# Cauldron Creep How-to



## Devils Chariot (May 23, 2007)

Hey! I posted a play by play by play/how-to on the Cauldron Creep over on my how-to blog. Here's a preview:


----------



## RoxyBlue (Oct 6, 2008)

You da man, DC! This is one of my favorite props. Thanks for the heads up on the how-to!


----------



## Fiend4Halloween (Aug 28, 2008)

Agreed. Thanks for the "how to".


----------



## Brad Green (Jul 29, 2004)

Absolutely Awesome Devils Chariot! I was hoping for a 'How-To', Thank you!


----------



## Mr_Chicken (Nov 26, 2008)

Thank you, Master Chariot!
Cauldron Creep is still one of my all time favorites...for now...

Killer graphic, by the way


----------



## DeathTouch (Sep 6, 2005)

Thank you! I seriouly needed that. I trying to make one as we speak.


----------



## Devils Chariot (May 23, 2007)

I figured it was time to get it out, the clock is counting down faster and faster everyday.


----------



## DeathTouch (Sep 6, 2005)

What motor did you use to make his head bob up and down? And where did you get it?


----------



## Devils Chariot (May 23, 2007)

DeathTouch said:


> What motor did you use to make his head bob up and down? And where did you get it?


I linked to it in the how-to but it is from all electronics, 12v dc 5rpm gear motor. I think dave the dead used one in his tombstone popper.

its this one:


----------



## Lady Nyxie (Aug 30, 2006)

Very creepy indeed.


----------



## DeathTouch (Sep 6, 2005)

I suppose you just connected the motor to a computer power supply? Also I noticed that the connection to the motor doesn't look all that friendly. How did you hook your bar up to that?


----------



## Devils Chariot (May 23, 2007)

Great catch DT! I was thinking about that yesterday, but it slipped my mind as I was editing another section. Thanks for the help, I updated the blog and here's what it says:

The motor has a very weird and specific connection. Don't be frustrated, just grab a 5/16 or 1/4 bolt and either (1.) screw it into the plastic, making your own threads as you go with questionable results like I did. or (2.) use a thread and tap tool to cut the plastic out.

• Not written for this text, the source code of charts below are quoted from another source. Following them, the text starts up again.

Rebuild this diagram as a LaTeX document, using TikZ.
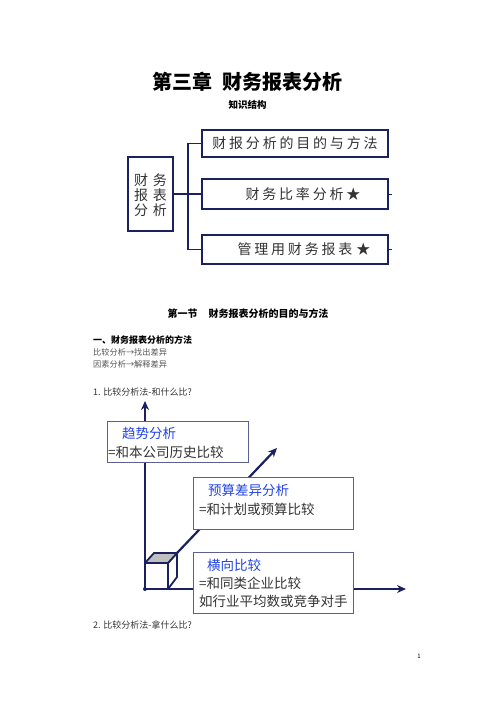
\documentclass[tikz,border=0pt]{standalone}
\usepackage{fontspec}
\setmainfont{Noto Sans CJK SC}
\newfontfamily\cjkls[LetterSpace=20]{Noto Sans CJK SC}
\newfontfamily\cjklsb[LetterSpace=35]{Noto Sans CJK SC}
\usetikzlibrary{arrows.meta}
\definecolor{navy}{HTML}{1B2160}
\definecolor{slate}{HTML}{5C6090}
\definecolor{hblue}{HTML}{2244E8}
\definecolor{txt}{HTML}{333333}
\definecolor{lgray}{HTML}{555555}
\tikzset{
  ksbox/.style={draw=navy,line width=1.3pt,fill=white,inner sep=0pt},
  axis/.style={draw=navy,line width=2.2pt,-{Stealth[length=9pt,width=8pt]}},
  cmpbox/.style={draw=slate,line width=0.9pt,fill=white,inner sep=0pt},
  head/.style={anchor=west,text=hblue,font=\fontsize{13.5}{14}\selectfont,inner sep=0pt},
  body/.style={anchor=west,text=txt,font=\fontsize{13.5}{14}\selectfont,inner sep=0pt},
  small/.style={anchor=west,inner sep=0pt}
}
\begin{document}
\begin{tikzpicture}[x=1pt,y=-1pt]
\useasboundingbox (0,0) rectangle (496,702);
% titles
\node[inner sep=0pt,font=\fontsize{20}{22}\selectfont\bfseries] (title) at (247.5,82) {第三章\hspace{10pt}财务报表分析};
\node[inner sep=0pt,font=\fontsize{9.5}{10}\selectfont\bfseries] (sub) at (247.5,105) {知识结构};
% knowledge structure
\node[ksbox,minimum width=45pt,minimum height=74pt] (L) at (150.5,194) {};
\node[inner sep=0pt,align=center,text=txt,font=\fontsize{14}{15}\cjklsb] (Lt) at (150.5,195) {财务\\报表\\分析};
\node[ksbox,minimum width=186pt,minimum height=27pt] (B1) at (295,143.5) {};
\node[ksbox,minimum width=186pt,minimum height=30pt] (B2) at (295,194) {};
\node[ksbox,minimum width=186pt,minimum height=29pt] (B3) at (295,249.5) {};
\node[inner sep=0pt,text=txt,font=\fontsize{14}{15}\cjkls] (B1t) at (295,143.5) {财报分析的目的与方法};
\node[inner sep=0pt,text=txt,font=\fontsize{14}{15}\cjkls] (B2t) at (303,194) {财务比率分析★};
\node[inner sep=0pt,text=txt,font=\fontsize{14}{15}\cjkls] (B3t) at (304,249.5) {管理用财务报表\hspace{4pt}★};
\coordinate (J) at (188,194);
\draw[navy,line width=1.3pt] (L.east) -- (B2.west);
\draw[navy,line width=1.3pt] (J) |- (B1.west);
\draw[navy,line width=1.3pt] (J) |- (B3.west);
\draw[navy,line width=1pt] (B2.east) -- ++(3.5,0);
\draw[navy,line width=1pt] (B3.east) -- ++(3.5,0);
% section texts
\node[inner sep=0pt,font=\fontsize{10}{11}\selectfont\bfseries] (sec) at (248,314) {第一节\hspace{11pt}财务报表分析的目的与方法};
\node[small,font=\fontsize{9}{10}\selectfont\bfseries] (h1) at (93,340) {一、财务报表分析的方法};
\node[small,text=lgray,font=\fontsize{8.2}{9}\selectfont] (l1) at (93,352) {比较分析→找出差异};
\node[small,text=lgray,font=\fontsize{8.2}{9}\selectfont] (l2) at (93,364) {因素分析→解释差异};
\node[small,text=txt,font=\fontsize{9}{10}\selectfont] (q1) at (93,392) {1. 比较分析法-和什么比?};
\node[small,text=txt,font=\fontsize{9}{10}\selectfont] (q2) at (93,625) {2. 比较分析法-拿什么比?};
\node[inner sep=0pt,font=\fontsize{6}{7}\selectfont] (pg) at (419,656) {1};
% axes
\coordinate (O) at (145,589);
\coordinate (Ytip) at (145,401);
\coordinate (Xtip) at (406,589);
\coordinate (Dst) at (177,553);
\coordinate (Dtip) at (277,448);
\draw[axis] (O) -- (Ytip);
\draw[axis] (O) -- (Xtip);
\draw[axis] (Dst) -- (Dtip);
\fill[navy] (O) circle (2pt);
% cube
\filldraw[draw=navy,fill=white,line width=1.8pt,line join=round] (145,563) rectangle (168,589);
\filldraw[draw=navy,fill=white,line width=1.8pt,line join=round] (168,563) -- (177,553) -- (177,577) -- (168,589) -- cycle;
\filldraw[draw=navy,fill=black!25,line width=1.8pt,line join=round] (145,563) -- (154,553) -- (177,553) -- (168,563) -- cycle;
% comparison boxes
\node[cmpbox,minimum width=141pt,minimum height=41pt] (T) at (177.5,441.5) {};
\node[head] (Th) at (122,433) {趋势分析};
\node[body] (Tb) at (108,452) {=和本公司历史比较};
\node[cmpbox,minimum width=160pt,minimum height=52pt] (Bu) at (273,503) {};
\node[head] (Buh) at (208,490) {预算差异分析};
\node[body] (Bub) at (199,509) {=和计划或预算比较};
\node[cmpbox,minimum width=160pt,minimum height=61pt] (H) at (273,582.5) {};
\node[head] (Hh) at (207,565) {横向比较};
\node[body] (Hb1) at (199,583) {=和同类企业比较};
\node[body] (Hb2) at (199,601) {如行业平均数或竞争对手};
\end{tikzpicture}
\end{document}
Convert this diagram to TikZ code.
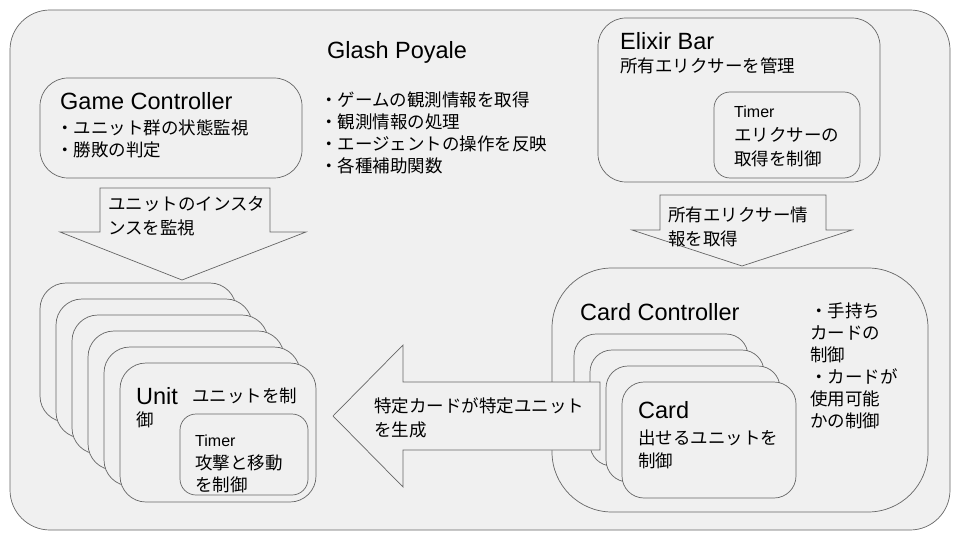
\documentclass[tikz,border=0pt]{standalone}
\usepackage{fontspec}
\setmainfont{Liberation Sans}
\newfontfamily\cjk{Noto Sans CJK JP}
\newcommand{\J}[1]{{\cjk #1}}
\begin{document}
\begin{tikzpicture}[x=1pt,y=-1pt,
  box/.style={draw=gray!80!black,fill=gray!12,line width=0.7pt},
  t/.style={anchor=base west,inner sep=0pt,font=\fontsize{17.5}{17.5}\selectfont},
  tl/.style={anchor=base west,inner sep=0pt,font=\fontsize{16}{16}\selectfont},
  big/.style={anchor=base west,inner sep=0pt,font=\fontsize{23.5}{23.5}\selectfont}]
\fill[white] (0,0) rectangle (960,540);
\useasboundingbox (0,0) rectangle (960,540);
\draw[box,rounded corners=40] (10,10) rectangle (950,530);
\node[big] (title) at (327,59) {Glash Poyale};
% Game controller
\draw[box,rounded corners=28] (40,78) rectangle (302,178);
\node[big] (gc) at (60,110) {Game Controller};
\node[t] (gc1) at (56,135) {\J{・ユニット群の状態監視}};
\node[t] (gc2) at (56,157) {\J{・勝敗の判定}};
% middle bullets
\node[t] (m1) at (320,107) {\J{・ゲームの観測情報を取得}};
\node[t] (m2) at (320,129) {\J{・観測情報の処理}};
\node[t] (m3) at (320,151) {\J{・エージェントの操作を反映}};
\node[t] (m4) at (320,173) {\J{・各種補助関数}};
% Elixir
\draw[box,rounded corners=28] (598,18) rectangle (880,182);
\node[big] (eb) at (620,50) {Elixir Bar};
\node[t] (eb1) at (620,73) {\J{所有エリクサーを管理}};
\draw[box,rounded corners=16] (714,92) rectangle (860,178);
\node[tl] (et) at (734,118) {Timer};
\node[t] (et1) at (734,142) {\J{エリクサーの}};
\node[t] (et2) at (734,165) {\J{取得を制御}};
% arrows
\draw[box,line join=miter] (100,188) -- (270,188) -- (270,232) -- (306,232) -- (182,280) -- (60,232) -- (100,232) -- cycle;
\node[t] (a1) at (108,210) {\J{ユニットのインスタ}};
\node[t] (a2) at (108,234) {\J{ンスを監視}};
\draw[box,line join=miter] (660,195) -- (826,195) -- (826,230) -- (852,230) -- (742,266) -- (632,230) -- (660,230) -- cycle;
\node[t] (b1) at (668,221) {\J{所有エリクサー情}};
\node[t] (b2) at (668,245) {\J{報を取得}};
% Units
\foreach \i in {0,...,5}{
  \draw[box,rounded corners=26] (40+16*\i,283+16*\i) rectangle (236+16*\i,422+16*\i);}
\node[big] (unit) at (136,404) {Unit};
\node[t] (u1) at (192,402) {\J{ユニットを制}};
\node[t] (u2) at (136,426) {\J{御}};
\draw[box,rounded corners=16] (180,414) rectangle (308,495);
\node[tl] (ut) at (195,446) {Timer};
\node[t] (ut1) at (195,469) {\J{攻撃と移動}};
\node[t] (ut2) at (195,491) {\J{を制御}};
% Card controller
\draw[box,rounded corners=60] (552,268) rectangle (928,512);
\node[big] (cc) at (580,320) {Card Controller};
\foreach \s [count=\k] in {・手持ち,カードの,制御,・カードが,使用可能,かの制御}
  \node[t] (cb\k) at (810,317+22*\k-22) {\J{\s}};
\foreach \i in {0,...,3}{
  \draw[box,rounded corners=22] (574+16*\i,334+16*\i) rectangle (748+16*\i,450+16*\i);}
\node[big] (card) at (638,418) {Card};
\node[t] (c1) at (638,444) {\J{出せるユニットを}};
\node[t] (c2) at (638,467) {\J{制御}};
% left arrow
\draw[box,line join=miter] (600,382) -- (403,382) -- (403,345) -- (333,416) -- (403,487) -- (403,450) -- (600,450) -- cycle;
\node[t] (d1) at (374,412) {\J{特定カードが特定ユニット}};
\node[t] (d2) at (374,436) {\J{を生成}};
\end{tikzpicture}
\end{document}
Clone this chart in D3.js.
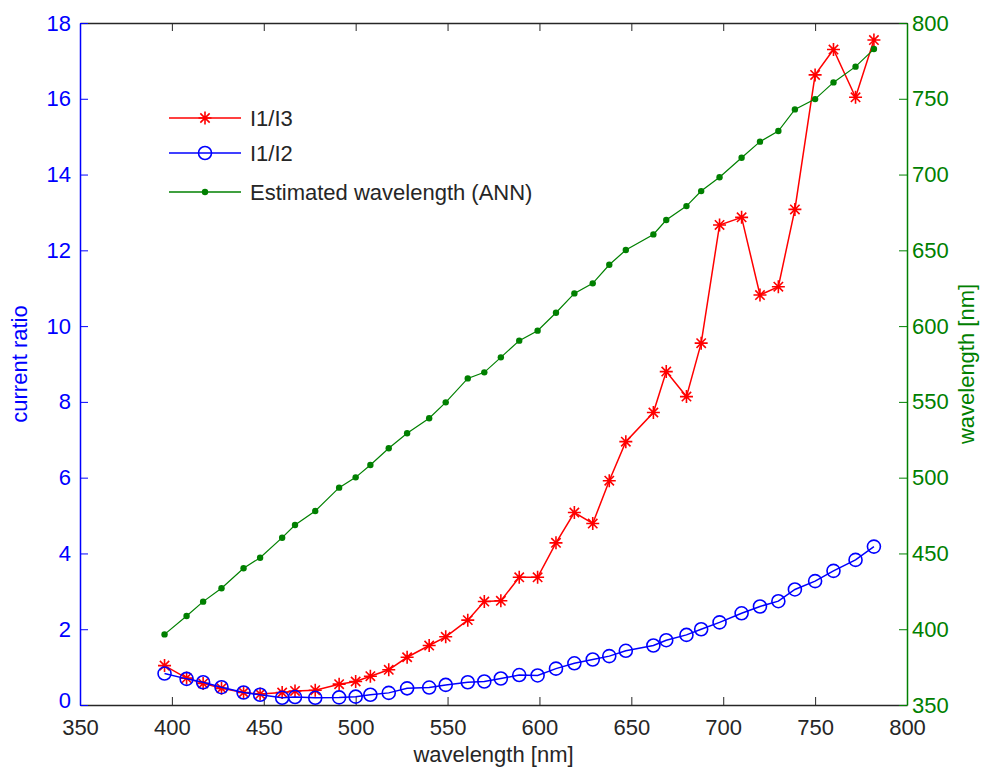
<!DOCTYPE html>
<html>
<head>
<meta charset="utf-8">
<script src="https://cdn.jsdelivr.net/npm/d3@7"></script>
<style>
  body { margin: 0; background: #fff; }
  svg { display: block; font-family: "Liberation Sans", Arial, sans-serif; }
</style>
</head>
<body>
<svg id="chart"></svg>
<script>
const width = 981;
const height = 769;
const margin = { top: 23, right: 74, bottom: 64, left: 80 };

// measured wavelength (x) for every sample
const wavelength = [396, 408, 417, 427, 439, 448, 460, 467, 478, 491, 500, 508, 518,
    528, 540, 549, 561, 570, 579, 589, 599, 609, 619, 629, 638,
    647, 662, 669, 680, 688, 698, 710, 720, 730, 739, 750, 760, 772, 782];

const ratioI1I3 = [1.04, 0.71, 0.57, 0.44, 0.33, 0.29, 0.33, 0.37, 0.39, 0.55, 0.62, 0.76, 0.93,
    1.26, 1.57, 1.80, 2.24, 2.73, 2.75, 3.37, 3.37, 4.28, 5.08, 4.79, 5.92,
    6.95, 7.72, 8.80, 8.14, 9.55, 12.67, 12.87, 10.82, 11.04, 13.08, 16.63, 17.30, 16.04, 17.55];

const ratioI1I2 = [0.83, 0.69, 0.60, 0.47, 0.33, 0.27, 0.19, 0.21, 0.19, 0.20, 0.22, 0.27, 0.32,
    0.44, 0.46, 0.53, 0.60, 0.62, 0.70, 0.79, 0.78, 0.96, 1.10, 1.20, 1.29,
    1.43, 1.57, 1.71, 1.85, 2.00, 2.18, 2.42, 2.60, 2.74, 3.05, 3.27, 3.54, 3.83, 4.18];

const estimatedAnn = [396.6, 408.7, 418.2, 427.0, 440.2, 447.2, 460.4, 468.8, 478.0, 493.4, 500.2, 508.4, 519.4,
    529.3, 539.2, 549.7, 565.5, 569.5, 579.4, 590.4, 597.0, 608.8, 621.6, 628.2, 640.5,
    650.2, 660.5, 670.0, 679.2, 689.1, 698.2, 711.1, 721.7, 728.7, 743.0, 749.8, 760.8, 771.2, 782.8];

const xTicks = [350, 400, 450, 500, 550, 600, 650, 700, 750, 800];
const leftTicks = [0, 2, 4, 6, 8, 10, 12, 14, 16, 18];
const rightTicks = [350, 400, 450, 500, 550, 600, 650, 700, 750, 800];

const legendLabels = ["I1/I3", "I1/I2", "Estimated wavelength (ANN)"];

const red = "#ff0000", blue = "#0000ff", green = "#008000";
const axisBlack = "#262626";
const fontSize = "22px";

const svg = d3.select("#chart").attr("width", width).attr("height", height);

const x = d3.scaleLinear().domain([350, 800]).range([margin.left, width - margin.right]);
const yL = d3.scaleLinear().domain([0, 18]).range([height - margin.bottom, margin.top]);
const yR = d3.scaleLinear().domain([350, 800]).range([height - margin.bottom, margin.top]);

// Axes
const gBottom = svg.append("g")
    .attr("transform", `translate(0, ${height - margin.bottom})`)
    .call(d3.axisBottom(x).tickValues(xTicks).tickSizeInner(-8).tickSizeOuter(0).tickPadding(14));
gBottom.selectAll("path, line").attr("stroke", axisBlack);
gBottom.selectAll("text").attr("fill", axisBlack).style("font-size", fontSize);

const gTop = svg.append("g")
    .attr("transform", `translate(0, ${margin.top})`)
    .call(d3.axisTop(x).tickValues(xTicks).tickSizeInner(-8).tickSizeOuter(0).tickFormat(""));
gTop.selectAll("path, line").attr("stroke", axisBlack);

const gLeft = svg.append("g")
    .attr("transform", `translate(${margin.left}, 0)`)
    .call(d3.axisLeft(yL).tickValues(leftTicks).tickSizeInner(-8).tickSizeOuter(0).tickPadding(9));
gLeft.selectAll("path, line").attr("stroke", blue);
gLeft.selectAll("text").attr("fill", blue).style("font-size", fontSize);
// the "0" label sits just above the x tick labels, as in the original
gLeft.selectAll(".tick text").filter(d => d === 0).attr("dy", "0.1em");

const gRight = svg.append("g")
    .attr("transform", `translate(${width - margin.right}, 0)`)
    .call(d3.axisRight(yR).tickValues(rightTicks).tickSizeInner(-8).tickSizeOuter(0).tickPadding(5));
gRight.selectAll("path, line").attr("stroke", green);
gRight.selectAll("text").attr("fill", green).style("font-size", fontSize);

svg.selectAll(".domain").attr("stroke-width", 1.5);

// Titles
svg.append("text")
    .attr("x", (margin.left + width - margin.right) / 2)
    .attr("y", 762)
    .attr("text-anchor", "middle")
    .attr("fill", axisBlack)
    .style("font-size", fontSize)
    .text("wavelength [nm]");

svg.append("text")
    .attr("transform", `translate(27, ${(margin.top + height - margin.bottom) / 2}) rotate(-90)`)
    .attr("text-anchor", "middle")
    .attr("fill", blue)
    .style("font-size", fontSize)
    .text("current ratio");

svg.append("text")
    .attr("transform", `translate(974, ${(margin.top + height - margin.bottom) / 2}) rotate(-90)`)
    .attr("text-anchor", "middle")
    .attr("fill", green)
    .style("font-size", fontSize)
    .text("wavelength [nm]");

// Markers
const starPath = r => {
    const d = r * 0.72;
    return `M${-r},0L${r},0M0,${-r}L0,${r}M${-d},${-d}L${d},${d}M${-d},${d}L${d},${-d}`;
};

function drawStar(g, cx, cy) {
    g.append("path")
        .attr("transform", `translate(${cx},${cy})`)
        .attr("d", starPath(6.5))
        .attr("stroke", red)
        .attr("stroke-width", 1.6)
        .attr("fill", "none");
}
function drawCircle(g, cx, cy) {
    g.append("circle")
        .attr("cx", cx).attr("cy", cy).attr("r", 6.5)
        .attr("fill", "none")
        .attr("stroke", blue)
        .attr("stroke-width", 1.6);
}
function drawDot(g, cx, cy) {
    g.append("circle")
        .attr("cx", cx).attr("cy", cy).attr("r", 3.2)
        .attr("fill", green);
}

// Series
const lineL = d3.line().x(d => x(d[0])).y(d => yL(d[1]));
const lineR = d3.line().x(d => x(d[0])).y(d => yR(d[1]));

const redData = d3.zip(wavelength, ratioI1I3);
const blueData = d3.zip(wavelength, ratioI1I2);
const greenData = d3.zip(wavelength, estimatedAnn);

const gRed = svg.append("g");
gRed.append("path").datum(redData)
    .attr("d", lineL).attr("fill", "none").attr("stroke", red).attr("stroke-width", 1.5);
redData.forEach(d => drawStar(gRed, x(d[0]), yL(d[1])));

const gBlue = svg.append("g");
gBlue.append("path").datum(blueData)
    .attr("d", lineL).attr("fill", "none").attr("stroke", blue).attr("stroke-width", 1.5);
blueData.forEach(d => drawCircle(gBlue, x(d[0]), yL(d[1])));

const gGreen = svg.append("g");
gGreen.append("path").datum(greenData)
    .attr("d", lineR).attr("fill", "none").attr("stroke", green).attr("stroke-width", 1.2);
greenData.forEach(d => drawDot(gGreen, x(d[0]), yR(d[1])));

// Legend (no box)
const legendRows = [118, 153, 192];
const legendColors = [red, blue, green];
const markers = [drawStar, drawCircle, drawDot];
const legend = svg.append("g");
legendLabels.forEach((label, i) => {
    const y = legendRows[i];
    legend.append("line")
        .attr("x1", 169).attr("x2", 241)
        .attr("y1", y).attr("y2", y)
        .attr("stroke", legendColors[i])
        .attr("stroke-width", 1.5);
    markers[i](legend, 205, y);
    legend.append("text")
        .attr("x", 250)
        .attr("y", y + 8)
        .attr("fill", axisBlack)
        .style("font-size", fontSize)
        .text(label);
});
</script>
</body>
</html>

I am going to go thru that post again and try to add some more detail today. It's been a year since I built it and I haven't seen it since halloween day (its in the rafters at mom in laws house).


----------



## DeathTouch (Sep 6, 2005)

Thank you! I am the type that doesn't like to totally copy off people but certainly things would speed the process. So mine isn't just like yours, I am going to have the whole top portion move up and down and then at the same time have the head go side to side. I think I can do it with just the one motor. My concerns are it hitting the cauldron. I guess I will have to mess with it. I encluded a pic of what I am thinking as far as the frame. I just need to add the motor to the side and then tie the center pvc to an outside post so it will move as it is swinging back and forth. Do you think that motor will handle the torque? The pic is a little bigger than I wanted but I hope you get what I am trying to do.


----------



## Devils Chariot (May 23, 2007)

Those little gear motors are pretty strong, but its hard to guess how much weight will be included in the frame and head, and how far off axis it will travel. I can tell you for a second I had used the 5rpm motor in the cauldron to turn the stick, but it was too slow and looked like the connection might break but it did it nonetheless.


----------



## DeathTouch (Sep 6, 2005)

I actually have a wiper motor to turn the stick. So actually I would still have two motors. But now after looking at the design, I think I would have a lot of trouble getting the stick and the body to be in sync. I will have to rethink doing that or just make the head turn.


----------



## Devils Chariot (May 23, 2007)

Well if you make the limit of how far forward the body goes, as long as it never intersects with the conical path of the stick, you should be fine.










if you look at it, you actually have alot of room for the body motion.


----------



## lewlew (Mar 15, 2006)

DC,

Thanks for the how-to. I'm going to make a creep in miniature for this years witch room with one of the gemmy 3-foot skeletons. This how-to is just what the (witch)doctor ordered.


----------



## Devils Chariot (May 23, 2007)

I am adding some more detail tot he post, since death touch brought up a good question. Keep checking back, I'm gonna pull him out of storage and shoot a bunch of pics.


----------



## The Archivist (May 31, 2009)

Finally!! After all of my bugging you!! You came out and told us how the magic works!! Thank you, thank you, thank you (bows down grovelling.)


----------



## sharpobject (May 7, 2008)

A cauldron creep is on our list for this year - thanks so much for taking all the guess work out of it. With the how-to, we should be able to complete it in no time.


----------



## Devils Chariot (May 23, 2007)

hey everyone don't forget to send me pics of your cauldron creeps. I want to make a post on my blog about the spawn of cauldron creep and show how many variations can come out of one idea. Have you guys seen time2dives 3 axis cauldron creep? Looks very exciting to me!


----------



## DeathTouch (Sep 6, 2005)

I have another question. How did you keep your ATX power supply free from rain? Tupper ware?


----------



## Devils Chariot (May 23, 2007)

Good idea deathtouch. It was just under a piece of black tarp, but I remember the thread about using tupperware to keep things dry, so I will try that this year. It's only rained 3 times on halloween for me in 35 years.


----------



## DeathTouch (Sep 6, 2005)

I have never used tupperware for a power supply but I know it worked well with my Animated Lighting controller. The case was like 70 bucks, the tupperware like 1.50. And it work just as well. Just made sure it could breath.


----------



## Spooky1 (Aug 25, 2008)

Thanks for the How-to DC. Your Cauldron Creep is still one of my favorite props posted here on the forum.


----------



## ron_jon87 (Nov 19, 2012)

Thanks for posting. I finally finished our creep for use this year. I'll post pics as soon as I can.


----------



## Bob (Oct 4, 2013)

Thx for sharing! Im in the process of building one.


----------